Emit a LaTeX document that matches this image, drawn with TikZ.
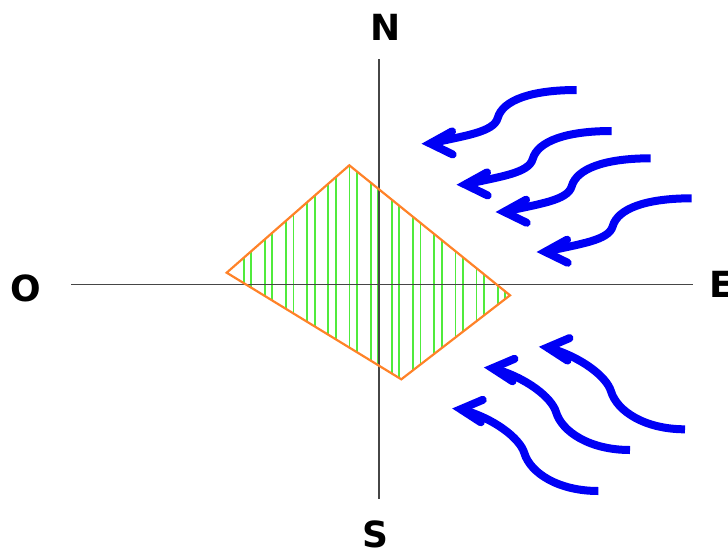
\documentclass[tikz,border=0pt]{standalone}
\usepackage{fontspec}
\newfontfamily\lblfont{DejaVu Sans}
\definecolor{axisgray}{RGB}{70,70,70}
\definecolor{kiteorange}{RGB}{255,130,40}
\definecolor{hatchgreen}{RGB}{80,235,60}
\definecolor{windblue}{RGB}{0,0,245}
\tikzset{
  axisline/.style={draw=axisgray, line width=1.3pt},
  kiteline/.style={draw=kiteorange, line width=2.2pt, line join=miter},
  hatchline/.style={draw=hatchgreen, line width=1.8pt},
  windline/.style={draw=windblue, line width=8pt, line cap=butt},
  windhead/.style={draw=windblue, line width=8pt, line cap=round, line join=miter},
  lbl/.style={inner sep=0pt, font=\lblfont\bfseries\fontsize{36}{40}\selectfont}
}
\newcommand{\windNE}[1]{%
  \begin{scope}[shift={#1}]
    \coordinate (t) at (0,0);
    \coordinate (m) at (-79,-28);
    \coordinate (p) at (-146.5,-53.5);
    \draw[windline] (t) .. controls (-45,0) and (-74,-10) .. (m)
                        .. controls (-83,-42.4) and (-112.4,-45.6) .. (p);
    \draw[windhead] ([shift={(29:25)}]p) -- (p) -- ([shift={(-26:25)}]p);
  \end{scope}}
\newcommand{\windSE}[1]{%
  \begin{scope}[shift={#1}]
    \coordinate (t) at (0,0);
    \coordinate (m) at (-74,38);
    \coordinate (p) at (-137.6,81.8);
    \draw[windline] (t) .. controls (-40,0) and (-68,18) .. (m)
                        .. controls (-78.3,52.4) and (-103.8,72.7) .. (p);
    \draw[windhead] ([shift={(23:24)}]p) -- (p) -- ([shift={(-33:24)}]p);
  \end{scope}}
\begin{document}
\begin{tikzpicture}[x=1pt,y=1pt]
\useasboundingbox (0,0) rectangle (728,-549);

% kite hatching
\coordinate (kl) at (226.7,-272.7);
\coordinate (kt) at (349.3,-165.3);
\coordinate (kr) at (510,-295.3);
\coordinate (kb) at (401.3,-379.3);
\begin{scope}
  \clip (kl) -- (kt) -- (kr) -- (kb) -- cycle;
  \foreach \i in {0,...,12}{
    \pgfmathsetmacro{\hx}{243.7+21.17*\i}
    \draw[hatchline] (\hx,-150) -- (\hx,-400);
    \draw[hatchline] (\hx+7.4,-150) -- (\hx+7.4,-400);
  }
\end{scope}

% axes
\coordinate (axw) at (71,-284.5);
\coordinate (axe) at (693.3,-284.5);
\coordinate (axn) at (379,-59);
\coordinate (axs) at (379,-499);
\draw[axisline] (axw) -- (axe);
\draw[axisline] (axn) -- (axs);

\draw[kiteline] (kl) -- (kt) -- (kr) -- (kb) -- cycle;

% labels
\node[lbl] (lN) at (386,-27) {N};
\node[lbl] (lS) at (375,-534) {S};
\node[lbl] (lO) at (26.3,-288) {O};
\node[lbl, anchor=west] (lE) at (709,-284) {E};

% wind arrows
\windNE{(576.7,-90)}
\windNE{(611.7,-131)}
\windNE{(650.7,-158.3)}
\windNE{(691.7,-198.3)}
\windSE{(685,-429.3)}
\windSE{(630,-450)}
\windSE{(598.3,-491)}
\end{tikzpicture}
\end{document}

════

◆ **DESCRIPTION OF THE TASK**
Every line is to be duplicated exactly, though pictures stay out.

◆ **CORRECT RESPONSE**
Emit a LaTeX document that matches this image, drawn with TikZ.
\documentclass[tikz,border=0pt]{standalone}
\usepackage{fontspec}
\newfontfamily\lblfont{DejaVu Sans}
\definecolor{axisgray}{RGB}{70,70,70}
\definecolor{kiteorange}{RGB}{255,130,40}
\definecolor{hatchgreen}{RGB}{80,235,60}
\definecolor{windblue}{RGB}{0,0,245}
\tikzset{
  axisline/.style={draw=axisgray, line width=1.3pt},
  kiteline/.style={draw=kiteorange, line width=2.2pt, line join=miter},
  hatchline/.style={draw=hatchgreen, line width=1.8pt},
  windline/.style={draw=windblue, line width=8pt, line cap=butt},
  windhead/.style={draw=windblue, line width=8pt, line cap=round, line join=miter},
  lbl/.style={inner sep=0pt, font=\lblfont\bfseries\fontsize{36}{40}\selectfont}
}
\newcommand{\windNE}[1]{%
  \begin{scope}[shift={#1}]
    \coordinate (t) at (0,0);
    \coordinate (m) at (-79,-28);
    \coordinate (p) at (-146.5,-53.5);
    \draw[windline] (t) .. controls (-45,0) and (-74,-10) .. (m)
                        .. controls (-83,-42.4) and (-112.4,-45.6) .. (p);
    \draw[windhead] ([shift={(29:25)}]p) -- (p) -- ([shift={(-26:25)}]p);
  \end{scope}}
\newcommand{\windSE}[1]{%
  \begin{scope}[shift={#1}]
    \coordinate (t) at (0,0);
    \coordinate (m) at (-74,38);
    \coordinate (p) at (-137.6,81.8);
    \draw[windline] (t) .. controls (-40,0) and (-68,18) .. (m)
                        .. controls (-78.3,52.4) and (-103.8,72.7) .. (p);
    \draw[windhead] ([shift={(23:24)}]p) -- (p) -- ([shift={(-33:24)}]p);
  \end{scope}}
\begin{document}
\begin{tikzpicture}[x=1pt,y=1pt]
\useasboundingbox (0,0) rectangle (728,-549);

% kite hatching
\coordinate (kl) at (226.7,-272.7);
\coordinate (kt) at (349.3,-165.3);
\coordinate (kr) at (510,-295.3);
\coordinate (kb) at (401.3,-379.3);
\begin{scope}
  \clip (kl) -- (kt) -- (kr) -- (kb) -- cycle;
  \foreach \i in {0,...,12}{
    \pgfmathsetmacro{\hx}{243.7+21.17*\i}
    \draw[hatchline] (\hx,-150) -- (\hx,-400);
    \draw[hatchline] (\hx+7.4,-150) -- (\hx+7.4,-400);
  }
\end{scope}

% axes
\coordinate (axw) at (71,-284.5);
\coordinate (axe) at (693.3,-284.5);
\coordinate (axn) at (379,-59);
\coordinate (axs) at (379,-499);
\draw[axisline] (axw) -- (axe);
\draw[axisline] (axn) -- (axs);

\draw[kiteline] (kl) -- (kt) -- (kr) -- (kb) -- cycle;

% labels
\node[lbl] (lN) at (386,-27) {N};
\node[lbl] (lS) at (375,-534) {S};
\node[lbl] (lO) at (26.3,-288) {O};
\node[lbl, anchor=west] (lE) at (709,-284) {E};

% wind arrows
\windNE{(576.7,-90)}
\windNE{(611.7,-131)}
\windNE{(650.7,-158.3)}
\windNE{(691.7,-198.3)}
\windSE{(685,-429.3)}
\windSE{(630,-450)}
\windSE{(598.3,-491)}
\end{tikzpicture}
\end{document}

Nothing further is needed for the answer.